Older properties are more likely to have issues with excess cold, damp, or outdated electrical installations. Get a survey if you’re unsure. Proactive remediation costs far less than a Rent Repayment Order or enforcement action.


General Landlord Questions

Q: Can I still sell my property with tenants in it?

Yes. You can use Ground 1 (selling) under Section 8, giving 4 months’ notice. You cannot use it in the first 12 months of a tenancy. If you genuinely intend to sell, this ground will be available to you.

Q: Can I move back into my property?

Yes, using Ground 1A — you or a close family member wants to occupy it as a main home. Again, 4 months’ notice, not available in the first 12 months.

Q: Will the court process take longer now Section 21 is gone?

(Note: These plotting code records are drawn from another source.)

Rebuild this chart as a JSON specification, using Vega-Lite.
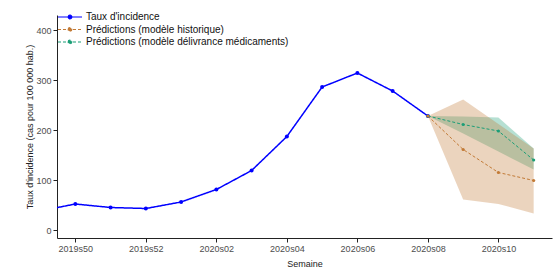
{
  "$schema": "https://vega.github.io/schema/vega-lite/v6.json",
  "autosize": {"type": "none"},
  "width": 495,
  "height": 223,
  "padding": {"left": 57, "top": 15, "right": 8, "bottom": 33},
  "background": "white",
  "config": {
    "view": {"stroke": null},
    "font": "Liberation Sans",
    "axis": {
      "grid": false,
      "domainColor": "#222222",
      "domainWidth": 1,
      "tickColor": "#222222",
      "tickSize": 4,
      "labelColor": "#4D4D4D",
      "labelFont": "Liberation Sans",
      "labelFontSize": 9,
      "labelPadding": 2,
      "titleFont": "Liberation Sans",
      "titleFontSize": 9,
      "titleFontWeight": "normal",
      "titleColor": "#222222"
    }
  },
  "datasets": {
    "obs": [
      {"x": -1, "semaine": "2019s49", "taux": 38, "serie": "Taux d'incidence"},
      {"x": 0, "semaine": "2019s50", "taux": 52, "serie": "Taux d'incidence"},
      {"x": 1, "semaine": "2019s51", "taux": 45, "serie": "Taux d'incidence"},
      {"x": 2, "semaine": "2019s52", "taux": 43, "serie": "Taux d'incidence"},
      {"x": 3, "semaine": "2020s01", "taux": 56, "serie": "Taux d'incidence"},
      {"x": 4, "semaine": "2020s02", "taux": 81, "serie": "Taux d'incidence"},
      {"x": 5, "semaine": "2020s03", "taux": 119, "serie": "Taux d'incidence"},
      {"x": 6, "semaine": "2020s04", "taux": 187, "serie": "Taux d'incidence"},
      {"x": 7, "semaine": "2020s05", "taux": 286, "serie": "Taux d'incidence"},
      {"x": 8, "semaine": "2020s06", "taux": 314, "serie": "Taux d'incidence"},
      {"x": 9, "semaine": "2020s07", "taux": 278, "serie": "Taux d'incidence"},
      {"x": 10, "semaine": "2020s08", "taux": 228, "serie": "Taux d'incidence"}
    ],
    "preds": [
      {"x": 10, "semaine": "2020s08", "taux": 228, "bas": 228, "haut": 228, "serie": "Prédictions (modèle délivrance médicaments)"},
      {"x": 11, "semaine": "2020s09", "taux": 211, "bas": 193, "haut": 227, "serie": "Prédictions (modèle délivrance médicaments)"},
      {"x": 12, "semaine": "2020s10", "taux": 198, "bas": 157, "haut": 225, "serie": "Prédictions (modèle délivrance médicaments)"},
      {"x": 13, "semaine": "2020s11", "taux": 140, "bas": 121, "haut": 163, "serie": "Prédictions (modèle délivrance médicaments)"},
      {"x": 10, "semaine": "2020s08", "taux": 228, "bas": 228, "haut": 228, "serie": "Prédictions (modèle historique)"},
      {"x": 11, "semaine": "2020s09", "taux": 161, "bas": 61, "haut": 261, "serie": "Prédictions (modèle historique)"},
      {"x": 12, "semaine": "2020s10", "taux": 115, "bas": 52, "haut": 212, "serie": "Prédictions (modèle historique)"},
      {"x": 13, "semaine": "2020s11", "taux": 99, "bas": 33, "haut": 163, "serie": "Prédictions (modèle historique)"}
    ]
  },
  "layer": [
    {
      "data": {"name": "preds"},
      "mark": {"type": "area", "opacity": 0.32, "clip": true},
      "encoding": {
        "x": {"field": "x", "type": "quantitative"},
        "y": {"field": "bas", "type": "quantitative"},
        "y2": {"field": "haut"},
        "fill": {
          "field": "serie", "type": "nominal", "legend": null,
          "scale": {
            "domain": ["Prédictions (modèle délivrance médicaments)", "Prédictions (modèle historique)"],
            "range": ["#1B9E77", "#C27A36"]
          }
        },
        "order": {"field": "serie", "sort": "ascending"}
      }
    },
    {
      "data": {"name": "obs"},
      "mark": {"type": "line", "strokeWidth": 1.5, "clip": true, "point": {"filled": true, "size": 16}},
      "encoding": {
        "x": {
          "field": "x", "type": "quantitative",
          "scale": {"domain": [-0.52, 13.52], "nice": false, "zero": false},
          "axis": {
            "title": "Semaine",
            "values": [0, 2, 4, 6, 8, 10, 12],
            "labelExpr": "datum.value < 3 ? '2019s' + (datum.value + 50) : '2020s' + (datum.value - 2 < 10 ? '0' : '') + (datum.value - 2)",
            "titlePadding": 6
          }
        },
        "y": {
          "field": "taux", "type": "quantitative",
          "scale": {"domain": [-16, 430], "nice": false, "zero": false},
          "axis": {
            "title": "Taux d'incidence (cas pour 100 000 hab.)",
            "values": [0, 100, 200, 300, 400],
            "titlePadding": 1
          }
        },
        "color": {
          "field": "serie", "type": "nominal",
          "scale": {
            "domain": ["Taux d'incidence", "Prédictions (modèle historique)", "Prédictions (modèle délivrance médicaments)"],
            "range": ["#0000FF", "#C27A36", "#1B9E77"]
          },
          "legend": {
            "title": null,
            "orient": "none",
            "legendX": 6,
            "legendY": -5,
            "padding": 0,
            "symbolType": "M-2,0H2M-0.3,0A0.3,0.3,0,1,1,0.3,0A0.3,0.3,0,1,1,-0.3,0",
            "symbolSize": 144,
            "symbolStrokeWidth": 1.2,
            "labelOffset": 9,
            "labelFontSize": 10,
            "labelLimit": 400,
            "labelColor": "#111111",
            "labelFont": "Liberation Sans",
            "rowPadding": 0.5
          }
        },
        "strokeDash": {
          "field": "serie", "type": "nominal",
          "scale": {
            "domain": ["Taux d'incidence", "Prédictions (modèle historique)", "Prédictions (modèle délivrance médicaments)"],
            "range": [[1, 0], [3, 2], [3, 2]]
          },
          "legend": {
            "title": null,
            "orient": "none",
            "legendX": 6,
            "legendY": -5,
            "padding": 0,
            "symbolType": "M-2,0H2M-0.3,0A0.3,0.3,0,1,1,0.3,0A0.3,0.3,0,1,1,-0.3,0",
            "symbolSize": 144,
            "symbolStrokeWidth": 1.2,
            "labelOffset": 9,
            "labelFontSize": 10,
            "labelLimit": 400,
            "labelColor": "#111111",
            "labelFont": "Liberation Sans",
            "rowPadding": 0.5
          }
        }
      }
    },
    {
      "data": {"name": "preds"},
      "mark": {"type": "line", "strokeWidth": 1, "clip": true, "point": {"filled": true, "size": 10}},
      "encoding": {
        "x": {"field": "x", "type": "quantitative"},
        "y": {"field": "taux", "type": "quantitative"},
        "color": {"field": "serie", "type": "nominal"},
        "strokeDash": {"field": "serie", "type": "nominal"}
      }
    }
  ]
}
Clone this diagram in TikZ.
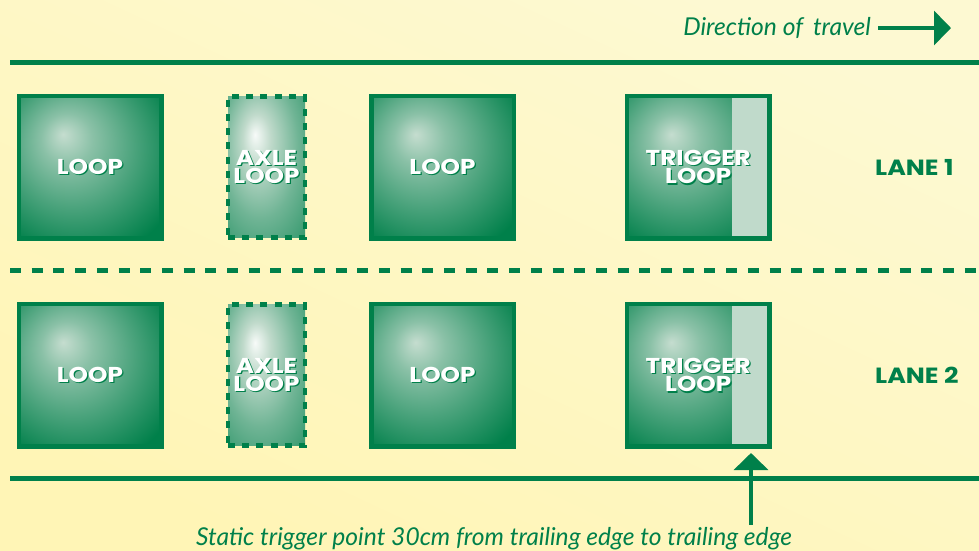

Possibly. Section 21 accelerated procedure was faster than a contested Section 8 claim. Budget for 3–6 months of legal process in disputed cases. Keep this in mind when evaluating risk during tenant referencing.

Q: Does any of this apply to Wales or Scotland?

No. Wales has the Renting Homes (Wales) Act 2016 (which already abolished fixed-term tenancies and changed eviction rules). Scotland has the Private Residential Tenancy (PRT) system. Northern Ireland has different rules entirely.

Q: Where can I get help if I have a complex situation?

For specific legal questions, contact a solicitor specialising in landlord and tenant law, or the National Residential Landlords Association (NRLA) if you are a member. Do not rely solely on internet forums.


This guide is for information only and does not constitute legal advice. Last updated April 2026.

Frequently Asked Questions

Does the Renters' Rights Act apply to all landlords in England?

Yes. It applies to all private landlords in England with assured shorthold tenancies. It does not apply in Scotland, Wales, or Northern Ireland, which have separate legislation.

When exactly does Section 21 end?

Section 21 is abolished from May 2026 for all tenancies — new and existing simultaneously. Any notice served after that date is invalid.

Can I evict a tenant at all after the Renters' Rights Act?

Yes. Section 8 grounds allow you to recover possession for legitimate reasons including rent arrears, anti-social behaviour, wanting to sell, or wanting to move in. The process requires a valid ground and correct notice.